### Rows

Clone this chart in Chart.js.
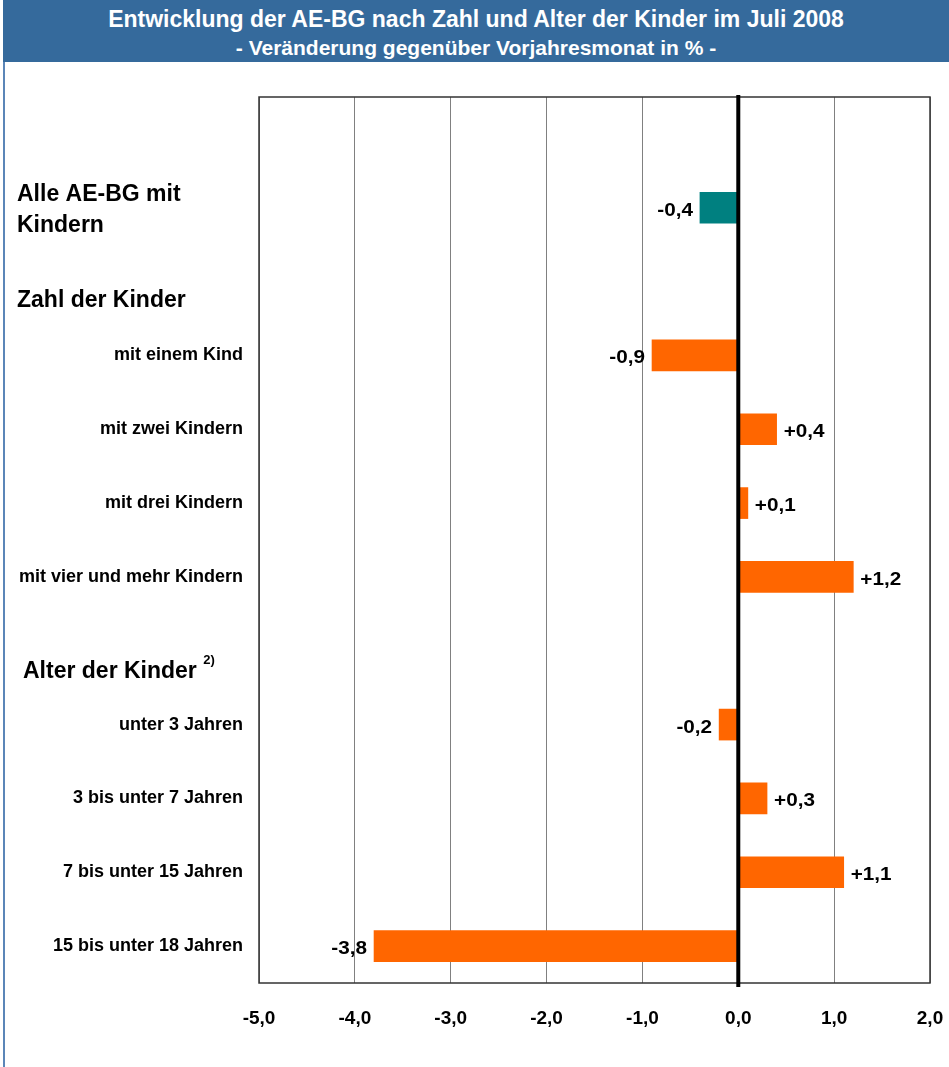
<!DOCTYPE html>
<html lang="de">
<head>
    <meta charset="UTF-8">
    <title>Entwicklung der AE-BG nach Zahl und Alter der Kinder</title>
    <script src="https://cdn.jsdelivr.net/npm/chart.js"></script>
    <style>
        body { margin: 0; background: #fff; font-family: "Liberation Sans", Arial, sans-serif; }
        .page { position: relative; width: 949px; height: 1067px; overflow: hidden; }
        .edge { position: absolute; left: 3px; top: 0; width: 2px; height: 1067px; background: #5b86b8; }
        .banner {
            position: absolute; left: 3px; top: 0; width: 946px; height: 62px;
            background: #356a9c; color: #fff; text-align: center; font-weight: bold;
        }
        .banner .t1 { font-size: 23px; position: absolute; left: 0; right: 0; top: 6px; }
        .banner .t2 { font-size: 21px; position: absolute; left: 0; right: 0; top: 36px; }
        canvas { position: absolute; left: 0; top: 0; }
    </style>
</head>
<body>
<div class="page">
    <canvas id="chart" width="949" height="1067"></canvas>
    <div class="edge"></div>
    <div class="banner">
        <div class="t1">Entwicklung der AE-BG nach Zahl und Alter der Kinder im Juli 2008</div>
        <div class="t2">- Veränderung gegenüber Vorjahresmonat in % -</div>
    </div>
</div>

<script>
    // categories (top to bottom), header rows carry no bar
    const categories = ['', 'Alle AE-BG mit Kindern', 'Zahl der Kinder', 'mit einem Kind', 'mit zwei Kindern',
        'mit drei Kindern', 'mit vier und mehr Kindern', 'Alter der Kinder', 'unter 3 Jahren',
        '3 bis unter 7 Jahren', '7 bis unter 15 Jahren', '15 bis unter 18 Jahren'];
    const tickLabels = ['', '', '', 'mit einem Kind', 'mit zwei Kindern', 'mit drei Kindern',
        'mit vier und mehr Kindern', '', 'unter 3 Jahren', '3 bis unter 7 Jahren',
        '7 bis unter 15 Jahren', '15 bis unter 18 Jahren'];
    const values = [null, -0.4, null, -0.9, 0.4, 0.1, 1.2, null, -0.2, 0.3, 1.1, -3.8];
    const xTicks = [-5, -4, -3, -2, -1, 0, 1, 2];

    const FONT = '"Liberation Sans", Arial, sans-serif';
    const fmt = v => (v > 0 ? '+' : '') + v.toFixed(1).replace('.', ',');

    // value labels at the bar ends (slightly widened like the original)
    const valueLabels = {
        id: 'valueLabels',
        afterDatasetsDraw(chart) {
            const ctx = chart.ctx;
            const meta = chart.getDatasetMeta(0);
            ctx.save();
            ctx.font = 'bold 18px ' + FONT;
            ctx.fillStyle = '#000';
            ctx.textBaseline = 'middle';
            meta.data.forEach((bar, i) => {
                const v = values[i];
                if (v === null) return;
                ctx.save();
                if (v < 0) {
                    ctx.translate(bar.x - 7, bar.y + 3);
                    ctx.textAlign = 'right';
                } else {
                    ctx.translate(bar.x + 7, bar.y + 3);
                    ctx.textAlign = 'left';
                }
                ctx.scale(1.15, 1);
                ctx.fillText(fmt(v), 0, 0);
                ctx.restore();
            });
            ctx.restore();
        }
    };

    // plot frame, zero line and the group headings on the left
    const frameAndHeads = {
        id: 'frameAndHeads',
        beforeDatasetsDraw(chart) {
            const { ctx, chartArea: a } = chart;
            ctx.save();
            ctx.strokeStyle = '#333';
            ctx.lineWidth = 1.5;
            ctx.strokeRect(a.left, a.top, a.right - a.left, a.bottom - a.top);
            ctx.restore();
        },
        afterDatasetsDraw(chart) {
            const { ctx, chartArea: a, scales } = chart;
            const x0 = scales.x.getPixelForValue(0);
            ctx.save();
            ctx.strokeStyle = '#000';
            ctx.lineWidth = 4;
            ctx.beginPath();
            ctx.moveTo(x0, a.top - 2);
            ctx.lineTo(x0, a.bottom + 4);
            ctx.stroke();

            const y = scales.y;
            ctx.fillStyle = '#000';
            ctx.textAlign = 'left';
            ctx.textBaseline = 'middle';
            ctx.font = 'bold 23px ' + FONT;
            const yAll = y.getPixelForValue(1);
            ctx.fillText('Alle AE-BG mit', 17, yAll - 13);
            ctx.fillText('Kindern', 17, yAll + 18);
            ctx.fillText(categories[2], 17, y.getPixelForValue(2) + 19);
            const yAlt = y.getPixelForValue(7) + 21;
            ctx.fillText(categories[7], 23, yAlt);
            const w = ctx.measureText(categories[7] + ' ').width;
            ctx.font = 'bold 13px ' + FONT;
            ctx.fillText('2)', 23 + w, yAlt - 11);
            ctx.restore();
        }
    };

    new Chart(document.getElementById('chart'), {
        type: 'bar',
        data: {
            labels: categories,
            datasets: [{
                data: values,
                backgroundColor: values.map((v, i) => i === 1 ? '#008080' : '#ff6600'),
                barThickness: 31,
                borderWidth: 0
            }]
        },
        options: {
            indexAxis: 'y',
            responsive: false,
            animation: false,
            layout: { padding: { top: 97, right: 19, left: 0, bottom: 0 } },
            plugins: { legend: { display: false }, tooltip: { enabled: false }, title: { display: false } },
            scales: {
                x: {
                    min: -5,
                    max: 2,
                    afterBuildTicks: s => { s.ticks = xTicks.map(v => ({ value: v })); },
                    afterFit: s => { s.height = 84; s.paddingLeft = 0; s.paddingRight = 0; },
                    grid: {
                        color: '#808080',
                        lineWidth: 1,
                        drawTicks: false
                    },
                    border: { display: false },
                    ticks: {
                        padding: 24,
                        color: '#000',
                        maxRotation: 0,
                        font: { family: FONT, size: 19, weight: 'bold' },
                        callback: v => v.toFixed(1).replace('.', ',')
                    }
                },
                y: {
                    afterFit: s => { s.width = 259; },
                    grid: { display: false, drawTicks: false },
                    border: { display: false },
                    ticks: {
                        padding: 16,
                        color: '#000',
                        autoSkip: false,
                        font: { family: FONT, size: 18, weight: 'bold' },
                        callback: (v, i) => tickLabels[i]
                    }
                }
            }
        },
        plugins: [frameAndHeads, valueLabels]
    });
</script>
</body>
</html>
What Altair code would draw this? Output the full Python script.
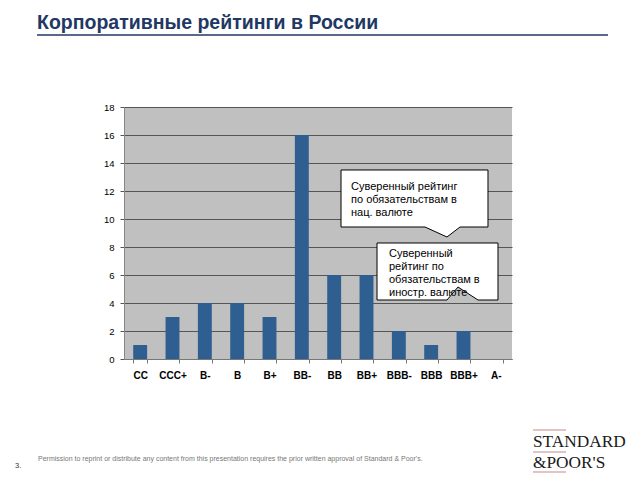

######

Copy the data exactly. Any picture it contains is to be omitted.

Clone this chart in Chart.js.
<!DOCTYPE html>
<html lang="de">
<head>
    <meta charset="UTF-8">
    <title>Entwicklung der AE-BG nach Zahl und Alter der Kinder</title>
    <script src="https://cdn.jsdelivr.net/npm/chart.js"></script>
    <style>
        body { margin: 0; background: #fff; font-family: "Liberation Sans", Arial, sans-serif; }
        .page { position: relative; width: 949px; height: 1067px; overflow: hidden; }
        .edge { position: absolute; left: 3px; top: 0; width: 2px; height: 1067px; background: #5b86b8; }
        .banner {
            position: absolute; left: 3px; top: 0; width: 946px; height: 62px;
            background: #356a9c; color: #fff; text-align: center; font-weight: bold;
        }
        .banner .t1 { font-size: 23px; position: absolute; left: 0; right: 0; top: 6px; }
        .banner .t2 { font-size: 21px; position: absolute; left: 0; right: 0; top: 36px; }
        canvas { position: absolute; left: 0; top: 0; }
    </style>
</head>
<body>
<div class="page">
    <canvas id="chart" width="949" height="1067"></canvas>
    <div class="edge"></div>
    <div class="banner">
        <div class="t1">Entwicklung der AE-BG nach Zahl und Alter der Kinder im Juli 2008</div>
        <div class="t2">- Veränderung gegenüber Vorjahresmonat in % -</div>
    </div>
</div>

<script>
    // categories (top to bottom), header rows carry no bar
    const categories = ['', 'Alle AE-BG mit Kindern', 'Zahl der Kinder', 'mit einem Kind', 'mit zwei Kindern',
        'mit drei Kindern', 'mit vier und mehr Kindern', 'Alter der Kinder', 'unter 3 Jahren',
        '3 bis unter 7 Jahren', '7 bis unter 15 Jahren', '15 bis unter 18 Jahren'];
    const tickLabels = ['', '', '', 'mit einem Kind', 'mit zwei Kindern', 'mit drei Kindern',
        'mit vier und mehr Kindern', '', 'unter 3 Jahren', '3 bis unter 7 Jahren',
        '7 bis unter 15 Jahren', '15 bis unter 18 Jahren'];
    const values = [null, -0.4, null, -0.9, 0.4, 0.1, 1.2, null, -0.2, 0.3, 1.1, -3.8];
    const xTicks = [-5, -4, -3, -2, -1, 0, 1, 2];

    const FONT = '"Liberation Sans", Arial, sans-serif';
    const fmt = v => (v > 0 ? '+' : '') + v.toFixed(1).replace('.', ',');

    // value labels at the bar ends (slightly widened like the original)
    const valueLabels = {
        id: 'valueLabels',
        afterDatasetsDraw(chart) {
            const ctx = chart.ctx;
            const meta = chart.getDatasetMeta(0);
            ctx.save();
            ctx.font = 'bold 18px ' + FONT;
            ctx.fillStyle = '#000';
            ctx.textBaseline = 'middle';
            meta.data.forEach((bar, i) => {
                const v = values[i];
                if (v === null) return;
                ctx.save();
                if (v < 0) {
                    ctx.translate(bar.x - 7, bar.y + 3);
                    ctx.textAlign = 'right';
                } else {
                    ctx.translate(bar.x + 7, bar.y + 3);
                    ctx.textAlign = 'left';
                }
                ctx.scale(1.15, 1);
                ctx.fillText(fmt(v), 0, 0);
                ctx.restore();
            });
            ctx.restore();
        }
    };

    // plot frame, zero line and the group headings on the left
    const frameAndHeads = {
        id: 'frameAndHeads',
        beforeDatasetsDraw(chart) {
            const { ctx, chartArea: a } = chart;
            ctx.save();
            ctx.strokeStyle = '#333';
            ctx.lineWidth = 1.5;
            ctx.strokeRect(a.left, a.top, a.right - a.left, a.bottom - a.top);
            ctx.restore();
        },
        afterDatasetsDraw(chart) {
            const { ctx, chartArea: a, scales } = chart;
            const x0 = scales.x.getPixelForValue(0);
            ctx.save();
            ctx.strokeStyle = '#000';
            ctx.lineWidth = 4;
            ctx.beginPath();
            ctx.moveTo(x0, a.top - 2);
            ctx.lineTo(x0, a.bottom + 4);
            ctx.stroke();

            const y = scales.y;
            ctx.fillStyle = '#000';
            ctx.textAlign = 'left';
            ctx.textBaseline = 'middle';
            ctx.font = 'bold 23px ' + FONT;
            const yAll = y.getPixelForValue(1);
            ctx.fillText('Alle AE-BG mit', 17, yAll - 13);
            ctx.fillText('Kindern', 17, yAll + 18);
            ctx.fillText(categories[2], 17, y.getPixelForValue(2) + 19);
            const yAlt = y.getPixelForValue(7) + 21;
            ctx.fillText(categories[7], 23, yAlt);
            const w = ctx.measureText(categories[7] + ' ').width;
            ctx.font = 'bold 13px ' + FONT;
            ctx.fillText('2)', 23 + w, yAlt - 11);
            ctx.restore();
        }
    };

    new Chart(document.getElementById('chart'), {
        type: 'bar',
        data: {
            labels: categories,
            datasets: [{
                data: values,
                backgroundColor: values.map((v, i) => i === 1 ? '#008080' : '#ff6600'),
                barThickness: 31,
                borderWidth: 0
            }]
        },
        options: {
            indexAxis: 'y',
            responsive: false,
            animation: false,
            layout: { padding: { top: 97, right: 19, left: 0, bottom: 0 } },
            plugins: { legend: { display: false }, tooltip: { enabled: false }, title: { display: false } },
            scales: {
                x: {
                    min: -5,
                    max: 2,
                    afterBuildTicks: s => { s.ticks = xTicks.map(v => ({ value: v })); },
                    afterFit: s => { s.height = 84; s.paddingLeft = 0; s.paddingRight = 0; },
                    grid: {
                        color: '#808080',
                        lineWidth: 1,
                        drawTicks: false
                    },
                    border: { display: false },
                    ticks: {
                        padding: 24,
                        color: '#000',
                        maxRotation: 0,
                        font: { family: FONT, size: 19, weight: 'bold' },
                        callback: v => v.toFixed(1).replace('.', ',')
                    }
                },
                y: {
                    afterFit: s => { s.width = 259; },
                    grid: { display: false, drawTicks: false },
                    border: { display: false },
                    ticks: {
                        padding: 16,
                        color: '#000',
                        autoSkip: false,
                        font: { family: FONT, size: 18, weight: 'bold' },
                        callback: (v, i) => tickLabels[i]
                    }
                }
            }
        },
        plugins: [frameAndHeads, valueLabels]
    });
</script>
</body>
</html>
What Altair code would draw this? Output the full Python script.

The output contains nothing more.